Today was the traditional "catch-up on all the sleep I missed" day upon returning home from an amazing and reJEWvinating five days in Dallas for NFTY Convention and Youth Workers Conference. Here are just a few of the thoughts that have been on my mind:
The NFTY and URJ Staff who helped make everything happen this week deserve to be commended for successfully incorporating some incredible technology into the mainstream programming for participants and staff alike. From text-based surveys to Visual T'filah, cell phones were used as tools to enhance programming and screens and videos were used to engage visual learners and participants in new ways. And...then there was the tweeting that was going on. Yes, you read that correctly. I said tweeting. NFTY did something that very few communities have been able to do to date: successfully engage a large group of teens in communicating via Twitter. Not only was this done successfully, but it was also presented tastefully as an additional option to plug into the action and excitement that was going on at Convention. Teens were using hashtags like professionals by the second day, and it was evident fairly immediately that something special was taking place. While NFTY had a stream of tagged posts on the Convention live blog page so anyone could plug in to the conversation, participants also had friends and family members following along from back home. Furthermore, there was an active practice of retweeting and commenting - clearly exciting to see your tweets broadcasted to other participants and followers!
Why do I think this is such a big deal? Because we now have hundreds of teens (and youth professionals, too!) who saw the value in how we can use Twitter to enhance our communities and extend the reach of our programs, relationships and conversations. So...I must ask...if not now, when?! (Pirke Avot 1:2) Now is the time for our communities and organizations to capitalize on this. Here are just a few easy next steps to consider:
For a variety of cool tools, articles and examples of these thoughts in action, refer to one of my resources pages for a workshop I have led for a few different organizations during the past year.

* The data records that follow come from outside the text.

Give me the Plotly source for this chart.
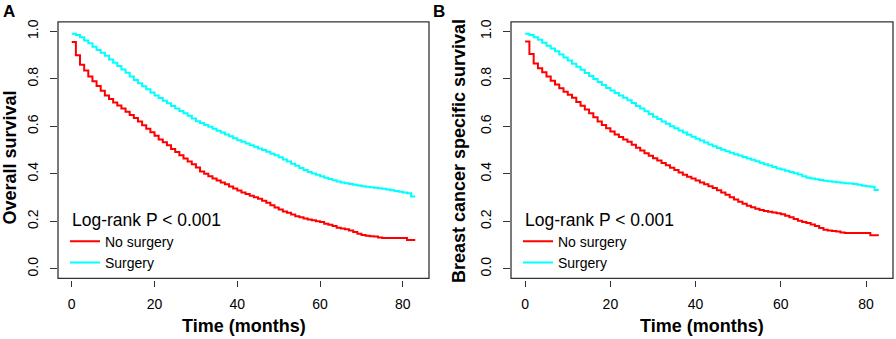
import plotly.graph_objects as go

W, H = 896, 339
FONT = "Liberation Sans, Arial, sans-serif"

months = list(range(0, 84))

# Panel A: overall survival
os_no_surgery = [0.955, 0.90, 0.86, 0.835, 0.81, 0.79, 0.77, 0.75, 0.73, 0.715,
                 0.70, 0.688, 0.675, 0.662, 0.648, 0.635, 0.62, 0.605, 0.59, 0.575,
                 0.56, 0.545, 0.533, 0.52, 0.505, 0.492, 0.478, 0.465, 0.452, 0.44,
                 0.427, 0.41, 0.40, 0.39, 0.38, 0.372, 0.364, 0.356, 0.347, 0.338,
                 0.33, 0.322, 0.315, 0.308, 0.302, 0.295, 0.287, 0.278, 0.268, 0.258,
                 0.25, 0.242, 0.236, 0.229, 0.222, 0.217, 0.212, 0.208, 0.205, 0.201,
                 0.197, 0.19, 0.186, 0.18, 0.173, 0.17, 0.167, 0.162, 0.155, 0.148,
                 0.143, 0.139, 0.137, 0.136, 0.132, 0.13, 0.13, 0.13, 0.13, 0.13,
                 0.13, 0.122, 0.122, 0.122]
os_surgery = [0.99, 0.985, 0.975, 0.962, 0.95, 0.935, 0.922, 0.91, 0.897, 0.882,
              0.868, 0.854, 0.84, 0.826, 0.81, 0.795, 0.782, 0.769, 0.756, 0.743,
              0.73, 0.719, 0.708, 0.697, 0.686, 0.675, 0.665, 0.655, 0.645, 0.633,
              0.622, 0.614, 0.606, 0.598, 0.59, 0.582, 0.574, 0.566, 0.558, 0.55,
              0.542, 0.535, 0.528, 0.521, 0.514, 0.507, 0.5, 0.493, 0.485, 0.478,
              0.47, 0.461, 0.452, 0.443, 0.434, 0.425, 0.416, 0.408, 0.402, 0.396,
              0.39, 0.384, 0.378, 0.373, 0.368, 0.364, 0.36, 0.357, 0.354, 0.351,
              0.348, 0.346, 0.344, 0.342, 0.339, 0.337, 0.334, 0.331, 0.328, 0.325,
              0.322, 0.318, 0.305, 0.305]

# Panel B: breast cancer specific survival
bcss_no_surgery = [0.957, 0.905, 0.865, 0.845, 0.828, 0.81, 0.792, 0.776, 0.76, 0.746,
                   0.733, 0.72, 0.703, 0.687, 0.671, 0.655, 0.638, 0.621, 0.606, 0.592,
                   0.578, 0.566, 0.555, 0.545, 0.535, 0.523, 0.51, 0.498, 0.487, 0.476,
                   0.466, 0.456, 0.446, 0.436, 0.426, 0.416, 0.406, 0.396, 0.388, 0.38,
                   0.372, 0.364, 0.356, 0.348, 0.34, 0.331, 0.322, 0.312, 0.302, 0.292,
                   0.283, 0.274, 0.266, 0.259, 0.253, 0.248, 0.244, 0.24, 0.237, 0.234,
                   0.23, 0.224, 0.217, 0.21, 0.203, 0.197, 0.193, 0.187, 0.18, 0.172,
                   0.165, 0.161, 0.159, 0.157, 0.153, 0.151, 0.151, 0.151, 0.151, 0.151,
                   0.151, 0.142, 0.142, 0.142]
bcss_surgery = [0.99, 0.985, 0.975, 0.965, 0.952, 0.94, 0.928, 0.916, 0.903, 0.89,
                0.877, 0.864, 0.851, 0.838, 0.825, 0.812, 0.8, 0.787, 0.774, 0.762,
                0.751, 0.74, 0.73, 0.72, 0.71, 0.698, 0.686, 0.675, 0.664, 0.652,
                0.641, 0.631, 0.621, 0.611, 0.601, 0.592, 0.583, 0.574, 0.565, 0.556,
                0.548, 0.54, 0.532, 0.524, 0.516, 0.509, 0.502, 0.495, 0.489, 0.483,
                0.477, 0.471, 0.465, 0.459, 0.453, 0.447, 0.441, 0.435, 0.429, 0.423,
                0.418, 0.413, 0.408, 0.403, 0.397, 0.39, 0.384, 0.38, 0.377, 0.374,
                0.371, 0.369, 0.367, 0.365, 0.363, 0.361, 0.359, 0.357, 0.354, 0.35,
                0.348, 0.346, 0.332, 0.332]

group_names = ["No surgery", "Surgery"]
group_colors = ["#FF0000", "#00FFFF"]
x_ticks = [0, 20, 40, 60, 80]
y_ticks = [0.0, 0.2, 0.4, 0.6, 0.8, 1.0]
y_tick_text = ["0.0", "0.2", "0.4", "0.6", "0.8", "1.0"]
panel_letters = ["A", "B"]
y_titles = ["Overall survival", "Breast cancer specific survival"]
x_title = "Time (months)"
logrank_text = "Log-rank P < 0.001"

# layout geometry (pixels)
box_top, box_bottom = 20, 278
panels_px = [(58, 429), (511, 893)]
ytitle_px = [10.5, 458.5]
ytitle_py = [157, 150.5]
letter_px = [9, 439]


def px_x(p):
    return p / W


def px_y(p):
    return 1 - p / H


fig = go.Figure()
panel_data = [(os_no_surgery, os_surgery), (bcss_no_surgery, bcss_surgery)]

shapes = []
annotations = []
for i, (data, (l, r)) in enumerate(zip(panel_data, panels_px)):
    xa = "x" if i == 0 else "x2"
    ya = "y" if i == 0 else "y2"
    leg = "legend" if i == 0 else "legend2"
    for name, vals, col in zip(group_names, data, group_colors):
        fig.add_trace(go.Scatter(
            x=months, y=vals, mode="lines", line=dict(color=col, width=2, shape="hv"),
            name=name, xaxis=xa, yaxis=ya, legend=leg, showlegend=True,
            hoverinfo="skip"))

    axkey = "xaxis" if i == 0 else "xaxis2"
    aykey = "yaxis" if i == 0 else "yaxis2"
    fig.update_layout(**{
        axkey: dict(
            domain=[px_x(l), px_x(r)], range=[-3.32, 86.32], anchor="free",
            position=px_y(box_bottom + 1.5), showgrid=False, zeroline=False,
            showline=False, tickvals=x_ticks, ticks="outside", ticklen=6,
            tickwidth=1, tickcolor="#333333", ticklabelstandoff=5,
            tickfont=dict(family=FONT, size=14, color="#000000"),
        ),
        aykey: dict(
            domain=[px_y(box_bottom), px_y(box_top)], range=[-0.04, 1.04],
            anchor="free", position=px_x(l - 1.5), showgrid=False,
            zeroline=False, showline=False, tickvals=y_ticks,
            ticktext=y_tick_text, ticks="outside", ticklen=7, tickwidth=1,
            tickcolor="#333333", tickangle=-90, ticklabelstandoff=6,
            tickfont=dict(family=FONT, size=14, color="#000000"),
        ),
        leg: dict(
            x=px_x(l + 7), y=px_y(225), xanchor="left", yanchor="top",
            bgcolor="rgba(0,0,0,0)", borderwidth=0, tracegroupgap=0,
            font=dict(family=FONT, size=14, color="#000000"),
            itemwidth=30,
        ),
    })
    # plot box
    shapes.append(dict(type="rect", xref="paper", yref="paper",
                       x0=px_x(l), x1=px_x(r), y0=px_y(box_bottom), y1=px_y(box_top),
                       line=dict(color="#333333", width=1.3)))
    # x-axis title
    annotations.append(dict(text="<b>" + x_title + "</b>", xref="paper", yref="paper",
                            x=px_x((l + r) / 2), y=px_y(326), xanchor="center",
                            yanchor="middle", showarrow=False,
                            font=dict(family=FONT, size=18, color="#000000")))
    # y-axis title
    annotations.append(dict(text="<b>" + y_titles[i] + "</b>", xref="paper", yref="paper",
                            x=px_x(ytitle_px[i]), y=px_y(ytitle_py[i]),
                            xanchor="center", yanchor="middle", textangle=-90,
                            showarrow=False,
                            font=dict(family=FONT, size=18, color="#000000")))
    # panel letter
    annotations.append(dict(text="<b>" + panel_letters[i] + "</b>", xref="paper", yref="paper",
                            x=px_x(letter_px[i]), y=px_y(10), xanchor="center",
                            yanchor="middle", showarrow=False,
                            font=dict(family=FONT, size=17, color="#000000")))
    # log-rank text
    annotations.append(dict(text=logrank_text, xref="paper", yref="paper",
                            x=px_x(l + 12), y=px_y(219), xanchor="left",
                            yanchor="middle", showarrow=False,
                            font=dict(family=FONT, size=17.5, color="#000000")))

fig.update_layout(
    width=W, height=H, margin=dict(l=0, r=0, t=0, b=0),
    paper_bgcolor="#FFFFFF", plot_bgcolor="#FFFFFF",
    shapes=shapes, annotations=annotations,
    font=dict(family=FONT, color="#000000"),
)

fig.write_html("out.html", config={"displayModeBar": False},
               post_script="document.body.style.margin='0';document.body.style.padding='0';")
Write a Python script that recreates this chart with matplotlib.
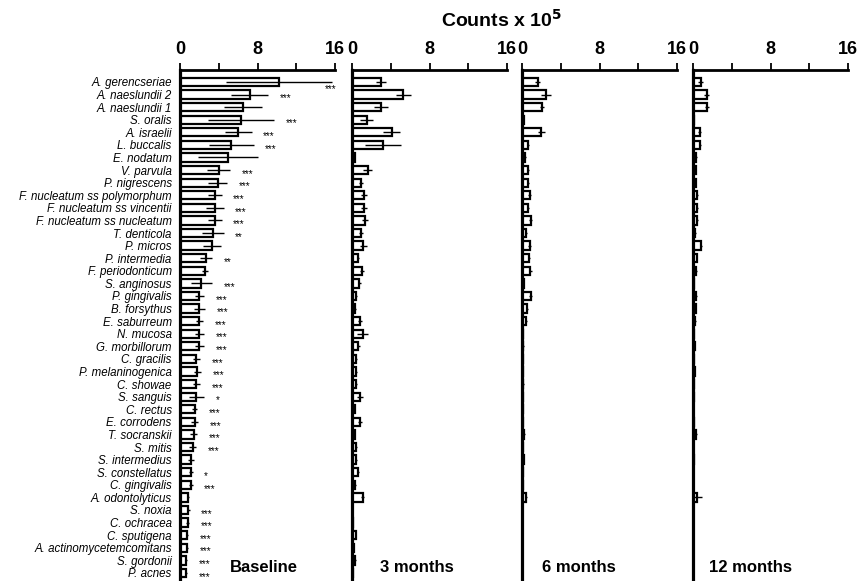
import matplotlib
matplotlib.use("Agg")
import matplotlib.pyplot as plt
import numpy as np

species = ["A. gerencseriae", "A. naeslundii 2", "A. naeslundii 1", "S. oralis", "A. israelii",
           "L. buccalis", "E. nodatum", "V. parvula", "P. nigrescens",
           "F. nucleatum ss polymorphum", "F. nucleatum ss vincentii", "F. nucleatum ss nucleatum",
           "T. denticola", "P. micros", "P. intermedia", "F. periodonticum", "S. anginosus",
           "P. gingivalis", "B. forsythus", "E. saburreum", "N. mucosa", "G. morbillorum",
           "C. gracilis", "P. melaninogenica", "C. showae", "S. sanguis", "C. rectus",
           "E. corrodens", "T. socranskii", "S. mitis", "S. intermedius", "S. constellatus",
           "C. gingivalis", "A. odontolyticus", "S. noxia", "C. ochracea", "C. sputigena",
           "A. actinomycetemcomitans", "S. gordonii", "P. acnes"]

baseline = [10.2, 7.2, 6.5, 6.3, 6.0, 5.3, 5.0, 4.0, 3.9, 3.6, 3.6, 3.6, 3.4, 3.3, 2.7, 2.6, 2.2,
            2.0, 2.0, 2.0, 2.0, 2.0, 1.7, 1.8, 1.7, 1.7, 1.5, 1.5, 1.4, 1.3, 1.1, 1.1, 1.1, 0.85,
            0.85, 0.8, 0.75, 0.75, 0.65, 0.65]
baseline_sem = [5.5, 1.9, 2.0, 3.4, 1.4, 2.3, 3.1, 1.2, 1.0, 0.7, 0.9, 0.7, 1.1, 0.9, 0.6, 0.3, 1.1,
                0.5, 0.6, 0.4, 0.5, 0.5, 0.35, 0.4, 0.4, 0.8, 0.3, 0.35, 0.35, 0.35, 0.3, 0.2, 0.2,
                0.1, 0.15, 0.15, 0.1, 0.1, 0.1, 0.1]

m3 = [3.0, 5.3, 3.0, 1.5, 4.1, 3.2, 0.3, 1.6, 0.9, 1.2, 1.2, 1.3, 0.9, 1.15, 0.6, 1.05, 0.75, 0.45,
      0.35, 0.8, 1.1, 0.65, 0.4, 0.45, 0.45, 0.8, 0.3, 0.8, 0.3, 0.45, 0.45, 0.6, 0.35, 1.1, 0.05,
      0.1, 0.4, 0.2, 0.35, 0.1]
m3_sem = [0.5, 0.8, 0.7, 0.7, 0.9, 1.9, 0.05, 0.5, 0.2, 0.3, 0.3, 0.3, 0.2, 0.35, 0.1, 0.2, 0.15,
          0.1, 0.1, 0.2, 0.6, 0.15, 0.1, 0.1, 0.1, 0.3, 0.05, 0.2, 0.05, 0.1, 0.1, 0.1, 0.05, 0.15,
          0.02, 0.02, 0.05, 0.05, 0.05, 0.02]

m6 = [1.6, 2.5, 2.1, 0.2, 2.0, 0.6, 0.35, 0.6, 0.6, 0.8, 0.6, 0.9, 0.45, 0.8, 0.7, 0.85, 0.2, 0.9,
      0.55, 0.45, 0.1, 0.15, 0.1, 0.1, 0.15, 0.1, 0.1, 0.1, 0.25, 0.1, 0.2, 0.1, 0.1, 0.45, 0.05,
      0.05, 0.05, 0.05, 0.05, 0.05]
m6_sem = [0.3, 0.5, 0.2, 0.05, 0.4, 0.1, 0.05, 0.1, 0.1, 0.15, 0.1, 0.15, 0.1, 0.15, 0.1, 0.15,
          0.05, 0.15, 0.1, 0.1, 0.02, 0.02, 0.02, 0.02, 0.02, 0.02, 0.02, 0.02, 0.05, 0.02, 0.05,
          0.02, 0.02, 0.1, 0.02, 0.02, 0.02, 0.02, 0.02, 0.02]

m12 = [0.8, 1.4, 1.4, 0.1, 0.7, 0.7, 0.35, 0.3, 0.3, 0.45, 0.45, 0.45, 0.25, 0.8, 0.4, 0.35, 0.1,
       0.35, 0.3, 0.25, 0.1, 0.2, 0.1, 0.2, 0.1, 0.1, 0.05, 0.1, 0.35, 0.05, 0.1, 0.05, 0.05, 0.4,
       0.05, 0.05, 0.05, 0.05, 0.05, 0.05]
m12_sem = [0.25, 0.3, 0.2, 0.02, 0.15, 0.1, 0.05, 0.05, 0.05, 0.1, 0.1, 0.1, 0.05, 0.1, 0.05, 0.05,
           0.02, 0.05, 0.05, 0.05, 0.02, 0.02, 0.02, 0.02, 0.02, 0.02, 0.02, 0.02, 0.05, 0.02, 0.02,
           0.02, 0.02, 0.5, 0.02, 0.02, 0.02, 0.02, 0.02, 0.02]

stars = ["***", "***", "", "***", "***", "***", "", "***", "***", "***", "***", "***", "**", "",
         "**", "", "***", "***", "***", "***", "***", "***", "***", "***", "***", "*", "***",
         "***", "***", "***", "", "*", "***", "", "***", "***", "***", "***", "***", "***"]

panel_titles = ["Baseline", "3 months", "6 months", "12 months"]
xticks_major = [0, 8, 16]
xticks_minor = [4, 12]

plt.rcParams['font.family'] = ['Liberation Sans', 'DejaVu Sans']

W, H = 864, 581
fig = plt.figure(figsize=(W / 100, H / 100), dpi=100)

lefts_px = [180, 352, 522, 693]
width_px = 155
top_px = 70
title_x = [5.15, 2.9, 2.1, 1.65]
n = len(species)
ypos = np.arange(n)

series = [(baseline, baseline_sem), (m3, m3_sem), (m6, m6_sem), (m12, m12_sem)]

for k, (vals, errs) in enumerate(series):
    ax = fig.add_axes([lefts_px[k] / W, 0, width_px / W, (H - top_px) / H])
    ax.barh(ypos, vals, height=0.66, color="white", edgecolor="black", linewidth=1.6, zorder=2)
    ax.errorbar(vals, ypos, xerr=errs, fmt="none", ecolor="black", elinewidth=1.0,
                capsize=0, zorder=3)
    ax.set_xlim(0, 16)
    ax.set_ylim(39.64, -0.95)
    ax.xaxis.tick_top()
    ax.set_xticks(xticks_major)
    ax.set_xticks(xticks_minor, minor=True)
    ax.set_xticklabels([str(t) for t in xticks_major], fontsize=13, fontweight="bold")
    ax.tick_params(axis="x", which="major", direction="out", length=5, width=1.3, pad=4)
    ax.tick_params(axis="x", which="minor", direction="out", length=5, width=1.3)
    for s in ["bottom", "right"]:
        ax.spines[s].set_visible(False)
    ax.spines["top"].set_linewidth(2)
    ax.spines["left"].set_linewidth(2.3)
    ax.patch.set_alpha(0)
    if k == 0:
        ax.set_yticks(ypos)
        ax.set_yticklabels(species, fontsize=8.3, fontstyle="italic")
        ax.tick_params(axis="y", length=0, pad=6)
        for i, s in enumerate(stars):
            if s:
                x = min(vals[i] + errs[i] + 1.2, 15.0)
                yo = 0.55 if i == 0 else 0.3
                ax.text(x, i + yo, s, fontsize=7, ha="left", va="center")
    else:
        ax.set_yticks([])
    ax.text(title_x[k], 38.53, panel_titles[k], fontsize=12, fontweight="bold",
            ha="left", va="center")

fig.text(502 / W, 1 - 20 / H, r"Counts x 10$^{\mathbf{5}}$", fontsize=14, fontweight="bold",
         ha="center", va="center")

fig.savefig("out.png", dpi=100)
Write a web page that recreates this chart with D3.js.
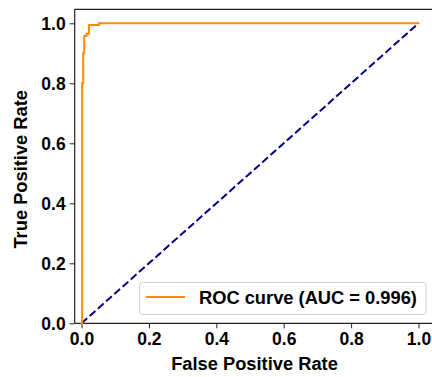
<!DOCTYPE html>
<html>
<head>
<meta charset="utf-8">
<script src="https://cdn.jsdelivr.net/npm/d3@7"></script>
<style>
  html, body { margin: 0; padding: 0; background: #fff; }
  svg { display: block; font-family: "Liberation Sans", Arial, sans-serif; font-weight: bold; }
</style>
</head>
<body>
<svg id="chart" width="432" height="377"></svg>
<script>
// ROC curve points (false positive rate, true positive rate)
const fpr = [0, 0.002, 0.002, 0.005, 0.005, 0.008, 0.008, 0.015, 0.015, 0.022, 0.022, 0.052, 0.052, 1.0];
const tpr = [0, 0, 0.80, 0.80, 0.90, 0.90, 0.958, 0.958, 0.965, 0.965, 0.994, 0.994, 1.0, 1.0];
// Chance diagonal
const diagX = [0, 1];
const diagY = [0, 1];
const xTicks = [0.0, 0.2, 0.4, 0.6, 0.8, 1.0];
const yTicks = [0.0, 0.2, 0.4, 0.6, 0.8, 1.0];
const aucValue = 0.996;

const svg = d3.select("#chart");

// Plot area bounds
const plotLeft = 74.7, plotTop = 9.3, plotBottom = 323.3;
const x = d3.scaleLinear().domain([0, 1]).range([81.5, 418.5]);
const y = d3.scaleLinear().domain([0, 1]).range([plotBottom, plotBottom - 300]);

// Axes
const xAxis = d3.axisBottom(x).tickValues(xTicks).tickFormat(d3.format(".1f")).tickSize(5).tickPadding(4);
const yAxis = d3.axisLeft(y).tickValues(yTicks).tickFormat(d3.format(".1f")).tickSize(5).tickPadding(4);

const gx = svg.append("g").attr("transform", `translate(0,${plotBottom})`).call(xAxis);
const gy = svg.append("g").attr("transform", `translate(${plotLeft},0)`).call(yAxis);
[gx, gy].forEach(g => {
  g.select(".domain").remove();
  g.selectAll(".tick line").attr("stroke", "#222").attr("stroke-width", 1);
  g.selectAll(".tick text").attr("fill", "#000").style("font-size", "17.5px")
    .style("font-family", "'Liberation Sans', Arial, sans-serif").style("font-weight", "bold");
});
gy.selectAll(".tick text").attr("dy", "0.36em");

// Spines (right edge extends past the view)
const spine = svg.append("g").attr("stroke", "#222").attr("stroke-width", 1.2).attr("fill", "none");
spine.append("line").attr("x1", plotLeft).attr("x2", 440).attr("y1", plotBottom).attr("y2", plotBottom);
spine.append("line").attr("x1", plotLeft).attr("x2", 440).attr("y1", plotTop).attr("y2", plotTop);
spine.append("line").attr("x1", plotLeft).attr("x2", plotLeft).attr("y1", plotTop).attr("y2", plotBottom);

// Diagonal reference line
const line = d3.line().x(d => x(d[0])).y(d => y(d[1]));
svg.append("path")
  .datum(d3.zip(diagX, diagY))
  .attr("d", line)
  .attr("fill", "none").attr("stroke", "#000080").attr("stroke-width", 2)
  .attr("stroke-dasharray", "7.6,3.4");

// ROC curve
svg.append("path")
  .datum(d3.zip(fpr, tpr))
  .attr("d", line)
  .attr("fill", "none").attr("stroke", "#ff8c00").attr("stroke-width", 2)
  .attr("stroke-linejoin", "miter").attr("stroke-linecap", "square");

// Axis labels
svg.append("text").attr("x", 254.5).attr("y", 370)
  .attr("text-anchor", "middle").style("font-size", "18.3px").text("False Positive Rate");
svg.append("text").attr("transform", `translate(27,${(plotTop + plotBottom) / 2 + 3}) rotate(-90)`)
  .attr("text-anchor", "middle").style("font-size", "18.3px").text("True Positive Rate");

// Legend
const lg = svg.append("g");
lg.append("rect").attr("x", 139.5).attr("y", 282.5).attr("width", 286.5).attr("height", 32)
  .attr("rx", 3).attr("fill", "#fff").attr("fill-opacity", 0.8)
  .attr("stroke", "#d0d0d0").attr("stroke-width", 1);
lg.append("line").attr("x1", 146).attr("x2", 185).attr("y1", 297).attr("y2", 297)
  .attr("stroke", "#ff8c00").attr("stroke-width", 2);
lg.append("text").attr("x", 199).attr("y", 303.5).style("font-size", "18.3px")
  .text(`ROC curve (AUC = ${aucValue.toFixed(3)})`);
</script>
</body>
</html>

Again, kol ha'kavod to everyone who made this happen. This was a true "lead by example" moment. I think the potential this little experiment showed is incredibly exciting, and I'm looking forward to seeing how NFTY embraces and utilizes this as they transition their communication strategies and platforms in the months and years ahead!
This post was written in Starbucks during NFTY Youth Workers Conference 2011, and is cross-posted on the NFTY Convention/Youth Workers Conference Blog.
Brett Lubarsky, MJEd Student | Hebrew College, Newton, MA
Joshua Laurence, Dir. of Youth Programs | Temple Beth Am, Pinecrest, FL
Seth Kroll, Youth Educator | Temple Shalom, Newton, MA
We spend a great deal of time talking about innovation, where we want to take our youth programs and what the next big ideas will be in the coming years. Having the opportunity to gather as a community of youth professionals to study, learn, dream, play (and eat!) creates a space for fresh ideas and creativity. The ruach that has been present throughout this year’s NFTY Youth Workers Conference has been palpable, and many great things are coming from it.
od lo giliti eych: I have not yet discovered how.
yovil oti haderech ule'an ani holech: show me the way and where I am going.
Where are we? While synagogue youth programs across the country come in different shapes, colors and sizes, there are a few constants. We strive to engage our teens in meaningful learning (both formal and experiential) opportunities, build community and offer multiple entry points for our teens as they discover and develop their Jewish identities and navigate their Jewish journeys. We must keep in mind while it’s important to plan for tomorrow, what’s happening today is just as (if not more) important.
Where are we going? With the advancement s in technology and communication tools, we look to incorporate new strategies in reaching our congregations, while developing programming and curriculum that integrates these new tools and speaks to a wide range of participants and students. The evolution and professionalization of the “youth worker” is exciting. Our programs are expanding and being held in multiple settings.
How do we get there? In the spirit of being in Texas, we’d like to suggest some BBQ…
Beyond our comfort zones: We each bring our individual talents, skill sets and passion to our jobs. The challenges of gaining new skills, pushing ourselves to think “outside the box” and integrating new approaches in our work are not easy ones. In order for our programs to grow and strengthen, we must embrace change while challenging ourselves to learn and adapt. Being innovative and creating systemic and cultural change is not always easy.
Bridging the Gap: The skills and strategies that we take away from professional development experiences such as YWC are invaluable. The various intensive workshops and elective sessions we participated in will enable us to bridge the gap from where we are (and have been for some time) and where we envision our teens and congregations being in the future.
Q & A: After we all return to our home states and congregations, and get back to the grind, what new step will we take once our bags are unpacked? Do we know where to look for resources and support so we don’t always have to recreate the wheel? What will be our next actions that will take our programs from good to great? Lastly, what’s our preferred type of BBQ sauce?
Thanks for a great week. It starts now!